Der Ort hat noch weitere Geschichten zu erzählen: Gegenüber des Lokals befindet sich eine hauswandgroße Malerei, die auf andere geschichtliche Ereignisse hinweist. Der Priester Manus Sweeney aus Newport wurde hier am Marktplatz im Jahr 1799 gehängt und danach im von uns bereits besuchten Kloster Burrishoole beerdigt. Dieser Mann wurde einst verdächtigt, mit Franzosen paktiert zu haben, die bei einem Armutsaufstand der Iren gegen die britische Herrschaft im 18. Jahrhundert die Aufständischen unterstützen wollten - harte Zeiten damals!

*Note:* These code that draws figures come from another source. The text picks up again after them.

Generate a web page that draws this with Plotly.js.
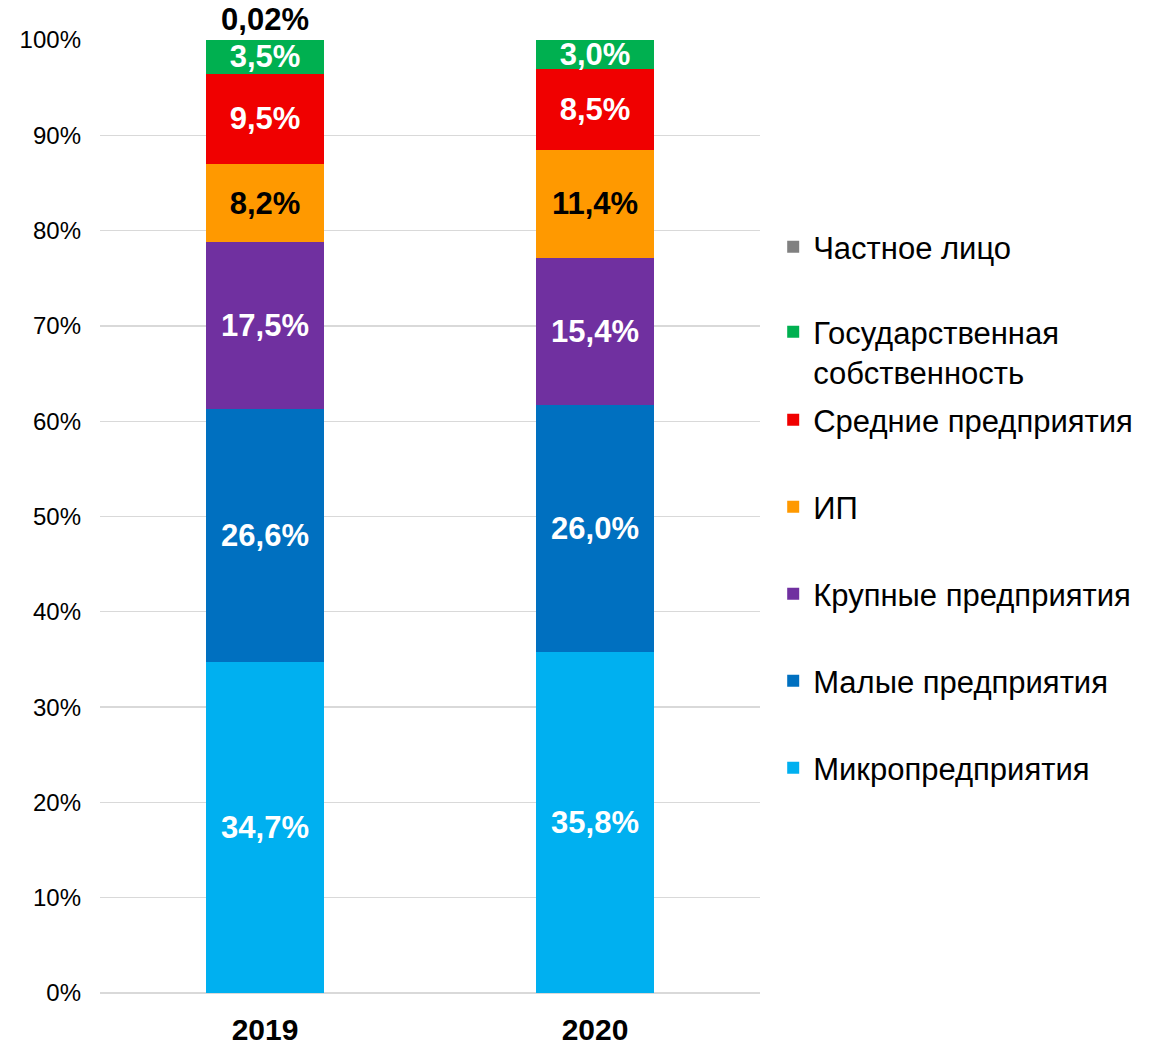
<!DOCTYPE html>
<html>
<head>
<meta charset="utf-8">
<script src="https://cdn.plot.ly/plotly-3.0.1.min.js"></script>
<style>html,body{margin:0;padding:0;background:#fff;}#chart{width:1167px;height:1047px;}</style>
</head>
<body>
<div id="chart"></div>
<script>
const years = ['2019', '2020'];
const seriesNames = ['Микропредприятия', 'Малые предприятия', 'Крупные предприятия', 'ИП', 'Средние предприятия', 'Государственная<br>собственность', 'Частное лицо'];
const micro = [34.7, 35.8];
const small = [26.6, 26.0];
const large = [17.5, 15.4];
const ip = [8.2, 11.4];
const medium = [9.5, 8.5];
const state = [3.5, 3.0];
const privatePerson = [0.02, 0.02];
const yTicks = [0, 10, 20, 30, 40, 50, 60, 70, 80, 90, 100];

const seriesValues = [micro, small, large, ip, medium, state, privatePerson];
const colors = ['#00B0F0', '#0070C0', '#7030A0', '#FF9900', '#F00000', '#00B050', '#808080'];
const textColors = ['#FFFFFF', '#FFFFFF', '#FFFFFF', '#000000', '#FFFFFF', '#FFFFFF', '#000000'];

function fmt(v) {
  return String(v.toFixed(v < 0.1 ? 2 : 1)).replace('.', ',') + '%';
}

const legendIds = seriesValues.map((_, i) => i === 0 ? 'legend' : 'legend' + (i + 1));

const traces = seriesValues.map((vals, i) => ({
  type: 'bar',
  name: seriesNames[i],
  x: years,
  y: vals,
  width: 0.36,
  marker: {color: colors[i], line: {width: 0}},
  text: vals.map(fmt),
  textposition: i === seriesValues.length - 1 ? 'outside' : 'inside',
  insidetextanchor: 'middle',
  constraintext: 'none',
  cliponaxis: false,
  textfont: {family: 'Liberation Sans, Arial, sans-serif', size: 31, color: textColors[i], weight: 'bold'},
  hoverinfo: 'name+y',
  legend: legendIds[i]
}));

const layout = {
  width: 1167,
  height: 1047,
  margin: {l: 100, r: 407, t: 40, b: 54},
  paper_bgcolor: '#FFFFFF',
  plot_bgcolor: '#FFFFFF',
  barmode: 'stack',
  barnorm: 'percent',
  showlegend: true,
  xaxis: {
    type: 'category',
    range: [-0.5, 1.5],
    showgrid: false,
    zeroline: false,
    showline: false,
    ticks: '',
    ticklabelstandoff: 16,
    tickfont: {family: 'Liberation Sans, Arial, sans-serif', size: 30, color: '#000000', weight: 'bold'}
  },
  yaxis: {
    range: [0, 100],
    tickvals: yTicks,
    ticktext: yTicks.map(v => v + '%'),
    showgrid: true,
    gridcolor: '#D9D9D9',
    gridwidth: 1.3,
    zeroline: true,
    zerolinecolor: '#D9D9D9',
    zerolinewidth: 2,
    showline: false,
    ticks: '',
    ticklabelstandoff: 18,
    tickfont: {family: 'Liberation Sans, Arial, sans-serif', size: 24, color: '#000000'}
  }
};

// legend entry placement (paper y of each entry's centre, style only)
const legendCentersPx = [768, 681, 594, 507, 420, 352, 247];
legendIds.forEach((id, i) => {
  layout[id] = {
    x: 1.02, xanchor: 'left',
    y: (993 - legendCentersPx[i]) / 953, yanchor: 'middle',
    valign: 'top',
    font: {family: 'Liberation Sans, Arial, sans-serif', size: 31, color: '#000000'},
    bgcolor: 'rgba(0,0,0,0)'
  };
});

Plotly.newPlot('chart', traces, layout, {displayModeBar: false, staticPlot: true});
</script>
</body>
</html>
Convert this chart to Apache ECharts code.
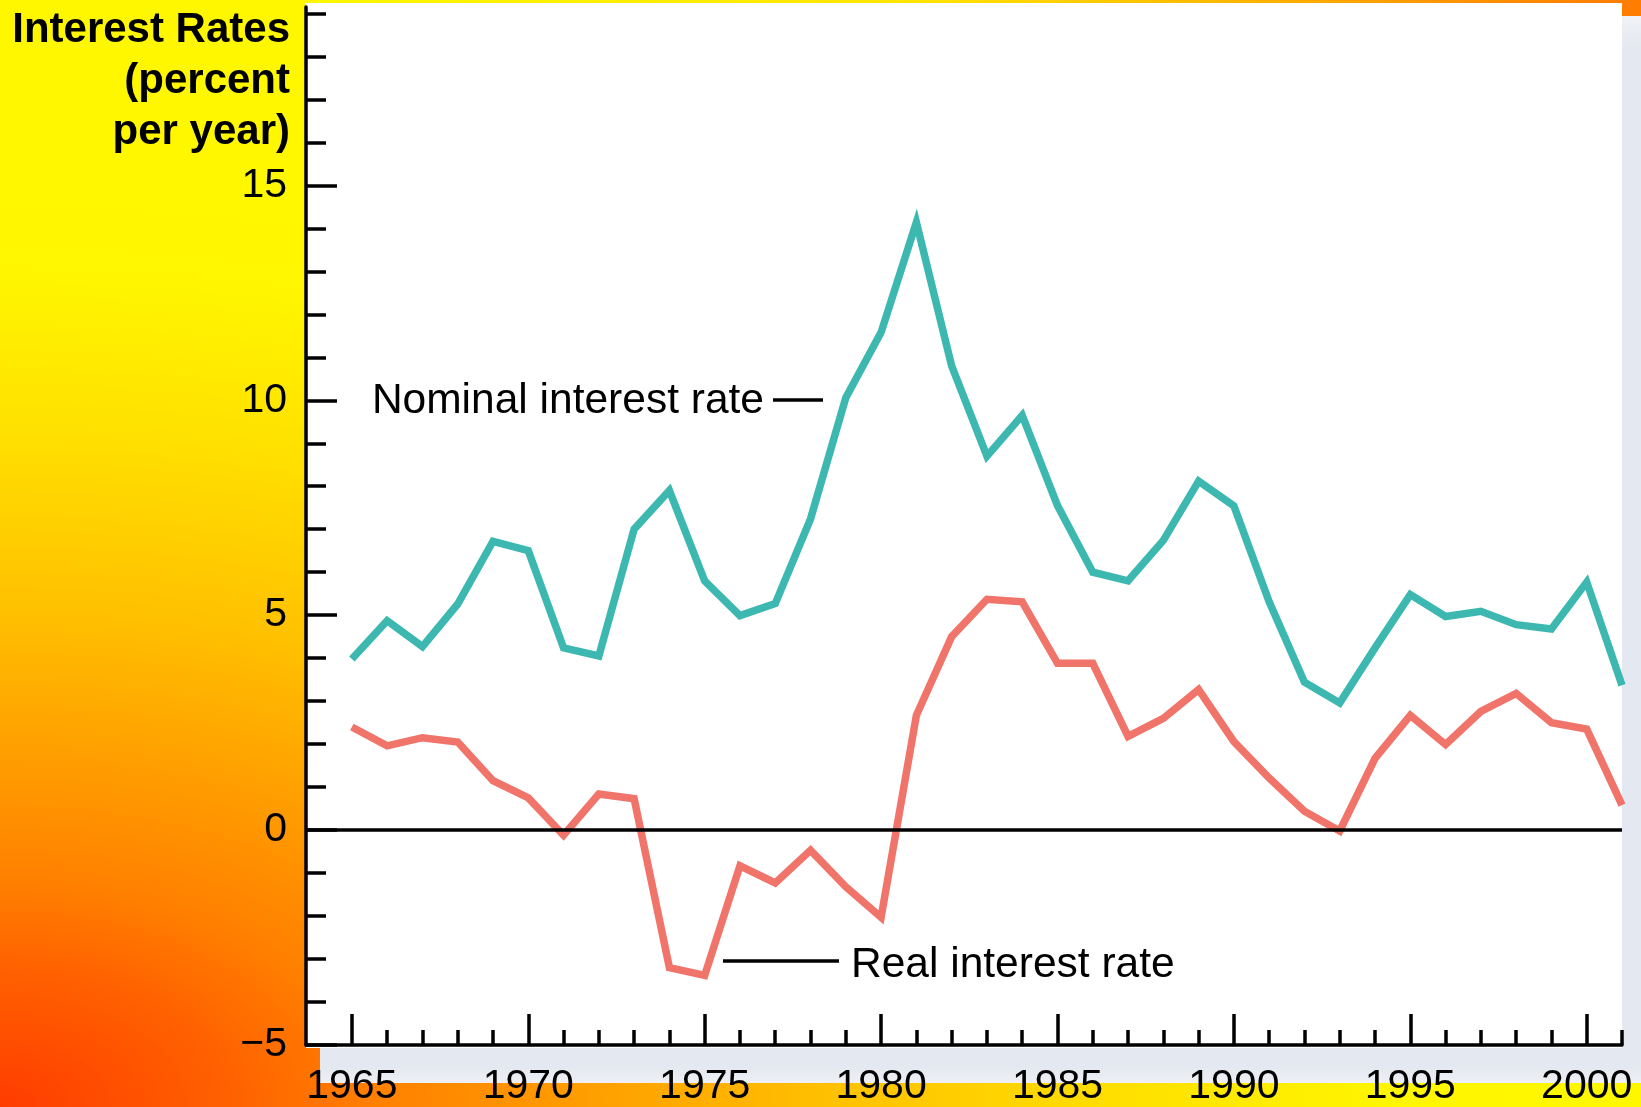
<!DOCTYPE html>
<html>
<head>
<meta charset="utf-8">
<script src="https://cdn.jsdelivr.net/npm/echarts@6/dist/echarts.min.js"></script>
<style>
  html, body { margin: 0; padding: 0; }
  #wrap { position: relative; width: 1641px; height: 1107px; overflow: hidden;
    background: radial-gradient(ellipse 1500px 900px at 0% 100%,
      #ff3c00 0%, #ff6000 15%, #ff8000 25%, #ffa000 40%, #ffc000 55%, #ffe000 75%, #fff500 92%, #fff700 100%); }
  #topstrip { position: absolute; left: 300px; top: 0; width: 1341px; height: 16px;
    background: linear-gradient(to right, #fff700 0px, #ffe600 600px, #ffb400 950px, #ff9400 1150px, #ff7c00 1341px); }
  #shadow { position: absolute; left: 320px; top: 16px; width: 1321px; height: 1067px;
    background: linear-gradient(to bottom, #f0f2f6 0px, #e4e8f0 30px, #e4e8f0 1052px, #eef0f5 1067px); }
  #panel { position: absolute; left: 306px; top: 3px; width: 1316px; height: 1045px; background: #ffffff; }
  #chart { position: absolute; left: 0; top: 0; width: 1641px; height: 1107px; }
</style>
</head>
<body>
<div id="wrap">
  <div id="topstrip"></div>
  <div id="shadow"></div>
  <div id="panel"></div>
  <div id="chart"></div>
</div>
<script>
// ---- data ----
const years = [1965, 1966, 1967, 1968, 1969, 1970, 1971, 1972, 1973, 1974,
               1975, 1976, 1977, 1978, 1979, 1980, 1981, 1982, 1983, 1984,
               1985, 1986, 1987, 1988, 1989, 1990, 1991, 1992, 1993, 1994,
               1995, 1996, 1997, 1998, 1999, 2000, 2001];
const nominalRate = [3.98, 4.87, 4.27, 5.26, 6.72, 6.50, 4.24, 4.05, 7.00, 7.90,
                     5.80, 4.99, 5.27, 7.24, 10.06, 11.58, 14.14, 10.80, 8.70, 9.65,
                     7.55, 6.00, 5.80, 6.74, 8.12, 7.54, 5.31, 3.44, 2.96, 4.24,
                     5.48, 4.97, 5.09, 4.78, 4.68, 5.77, 3.37];
const realRate = [2.40, 1.96, 2.15, 2.05, 1.15, 0.75, -0.12, 0.84, 0.73, -3.20,
                  -3.38, -0.83, -1.23, -0.47, -1.32, -2.03, 2.67, 4.50, 5.37, 5.31,
                  3.88, 3.88, 2.18, 2.60, 3.27, 2.06, 1.21, 0.44, -0.02, 1.67,
                  2.67, 1.99, 2.76, 3.18, 2.50, 2.35, 0.58];
const xMajorTicks = [1965, 1970, 1975, 1980, 1985, 1990, 1995, 2000];
const xMinorTicks = [1966, 1967, 1968, 1969, 1971, 1972, 1973, 1974, 1976, 1977, 1978, 1979,
                     1981, 1982, 1983, 1984, 1986, 1987, 1988, 1989, 1991, 1992, 1993, 1994,
                     1996, 1997, 1998, 1999, 2001];
const yMajorTicks = [-5, 0, 5, 10, 15];
const yMinorTicks = [-4, -3, -2, -1, 1, 2, 3, 4, 6, 7, 8, 9, 11, 12, 13, 14, 16, 17, 18, 19];
const labels = { nominal: 'Nominal interest rate', real: 'Real interest rate',
                 yTitle: 'Interest Rates\n(percent\nper year)' };

// ---- chart ----
const FONT = '"Liberation Sans", Arial, Helvetica, sans-serif';
const chart = echarts.init(document.getElementById('chart'), null, { renderer: 'canvas' });
const X_MIN = 1963.7, X_MAX = 2001, Y_MIN = -5, Y_MAX = 19.15;

const axisLineStyle = { color: '#000', width: 3.5 };
const tickStyle = { color: '#000', width: 3.5 };
const option = {
  animation: false,
  backgroundColor: 'transparent',
  grid: { left: 306, right: 19, top: 7, bottom: 61.5, containLabel: false },
  xAxis: [
    {
      type: 'value', min: X_MIN, max: X_MAX, position: 'bottom',
      axisLine: { show: true, onZero: false, lineStyle: axisLineStyle },
      axisTick: { show: true, inside: true, length: 31, lineStyle: tickStyle, customValues: xMajorTicks },
      axisLabel: { show: true, customValues: xMajorTicks, color: '#000', fontSize: 41, fontFamily: FONT, margin: 21,
                   formatter: v => String(Math.round(v)) },
      splitLine: { show: false }
    },
    {
      type: 'value', min: X_MIN, max: X_MAX, position: 'bottom',
      axisLine: { show: false, onZero: false },
      axisTick: { show: true, inside: true, length: 15, lineStyle: tickStyle, customValues: xMinorTicks },
      axisLabel: { show: false },
      splitLine: { show: false }
    }
  ],
  yAxis: [
    {
      type: 'value', min: Y_MIN, max: Y_MAX, position: 'left',
      axisLine: { show: true, onZero: false, lineStyle: axisLineStyle },
      axisTick: { show: true, inside: true, length: 31, lineStyle: tickStyle, customValues: yMajorTicks },
      axisLabel: { show: true, customValues: yMajorTicks, color: '#000', fontSize: 41, fontFamily: FONT, margin: 19,
                   padding: [10, 0, 0, 0],
                   formatter: v => (v < 0 ? '\u2212' + Math.abs(v) : String(v)) },
      splitLine: { show: false }
    },
    {
      type: 'value', min: Y_MIN, max: Y_MAX, position: 'left',
      axisLine: { show: false, onZero: false },
      axisTick: { show: true, inside: true, length: 20, lineStyle: tickStyle, customValues: yMinorTicks },
      axisLabel: { show: false },
      splitLine: { show: false }
    }
  ],
  series: [
    {
      name: labels.nominal, type: 'line', xAxisIndex: 0, yAxisIndex: 0, z: 2,
      data: years.map((y, i) => [y, nominalRate[i]]),
      showSymbol: false, symbol: 'none',
      lineStyle: { color: '#3db8b1', width: 7.5, join: 'miter' },
      markLine: {
        silent: true, symbol: 'none', animation: false,
        label: { show: false },
        lineStyle: { color: '#000', width: 3.5, type: 'solid' },
        data: [{ yAxis: 0 }]
      }
    },
    {
      name: labels.real, type: 'line', xAxisIndex: 0, yAxisIndex: 0, z: 3,
      data: years.map((y, i) => [y, realRate[i]]),
      showSymbol: false, symbol: 'none',
      lineStyle: { color: '#f0746a', width: 7.5, join: 'miter' }
    }
  ],
  graphic: [
    { type: 'text', x: 290, y: 81, style: { text: labels.yTitle, font: 'bold 42px ' + FONT, fill: '#000',
      align: 'right', verticalAlign: 'middle', lineHeight: 51 } },
    { type: 'text', x: 764, y: 401, style: { text: labels.nominal, font: '42.5px ' + FONT, fill: '#000',
      align: 'right', verticalAlign: 'middle' } },
    { type: 'line', shape: { x1: 773, y1: 400, x2: 823, y2: 400 }, style: { stroke: '#000', lineWidth: 3.5 } },
    { type: 'line', shape: { x1: 723, y1: 961, x2: 839, y2: 961 }, style: { stroke: '#000', lineWidth: 3.5 } },
    { type: 'text', x: 851, y: 965, style: { text: labels.real, font: '42.5px ' + FONT, fill: '#000',
      align: 'left', verticalAlign: 'middle' } }
  ]
};
chart.setOption(option);
</script>
</body>
</html>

Nun aber zurück nach Westport: Roland will uns zum Abschluss unserer heutigen Exkursion noch seinen Golfclub zeigen, in dem er schon seit langem Mitglied ist. Bereits vor dem Clubhaus bekommen wir eine Vorstellung von den militärischen Dienstgraden, die hier herrschen: Parkpläztze sind reserviert nicht nur für den (natürlich! ) männlichen "Vice Captain", sondern dieser Club hat auch einen weiblichen "Lady Vice Captain" - und da kann man auch ganz sicher sein: So eine darf hierzulande auch Auto fahren!
Im Club lernen wir einige andere Mitglieder kennen und bekommen später dank Roland auch einen Grundkurs zu diversen wichtigen Golf-Fachbegriffen: Wir erfahren etwas zu "Abschlägen", besuchen die "Driving Range", sehen das "Fairway", lernen den "Greenkeeper" kennen, schauen uns das "Grün" auch an, lernen alles über das "Handicap", sehen das "Hole", bemerken "Pitches", durchgeführt mit einem "Wedge", staunen über die enorme, kaum vorstellbare Distanz eines "Longest Drive", an die man vorher nie geglaubt hätte und lassen uns das "Rough" zeigen.
Wir bekommen etliche Platzregeln erklärt und schauen uns auch das größte "Wasserhindernis" an, das vermutlich das Hafenbecken von Westport genau vor dem Golfplatz ist. Während uns noch der Kopf von Fachbegriffen schwirrt, besuchen wir zuletzt das "19. Loch", das Clubhaus, auf einen Drink. Zur Belohnung für unser Interesse und als großartige Erinnerung an diesen unvergesslichen Tag bekommen wir von Roland schließlich zu guter Letzt auch noch jeder einen original Golfball vom Westport Golfclub geschenkt - und auch der hat nun seinen Ehrenplatz in unserer schon umfangreichen Sammlung von Reisemitbringseln ..!
Roland bringt uns nach diesem doch recht anspruchsvollen Erlebnistag vorübergehend zurück zu unserem "Overflow" Campingparkplatz, der sich mittlerweile gut gefüllt hat und wo sich ein britischer "Weißware"-Nachbar ohne Not bis auf rund 1,50 Meter an uns angenähert hat - fühlte sich offenbar sonst irgendwie allein auf weiter Flur. Aufgeregte Planung im noch besetzten Womo-Cockpit zeigt allerdings, dass man hier wohl nicht länger stehen bleiben will und in der Tat werden wir diese Camper später nicht mehr wiedersehen - an uns völlig überraschend und unerwartet am Platz Aufgetauchte lag es wirklich nicht, wir schwören!
Roland holt uns auch heute Abend wieder gegen 22:00 Uhr zur Pub-Tour ab - diesmal geht´s zu McCarthy´s Lodge & Bar, die zu dieser Zeit ebenfalls zum "Singing Pub" wird. Bei etlichen Guinness, Smithwicks und anderen passenden Getränken wird noch viel diskutiert über diesen ausgefüllten Reisetag und eines steht auch jetzt fest, bevor uns Roland wieder zurück fährt zum gemütlichen "Overflow"-Camp: Morgen gibt´s den nächsten Trip, diesmal in die Gegenrichtung!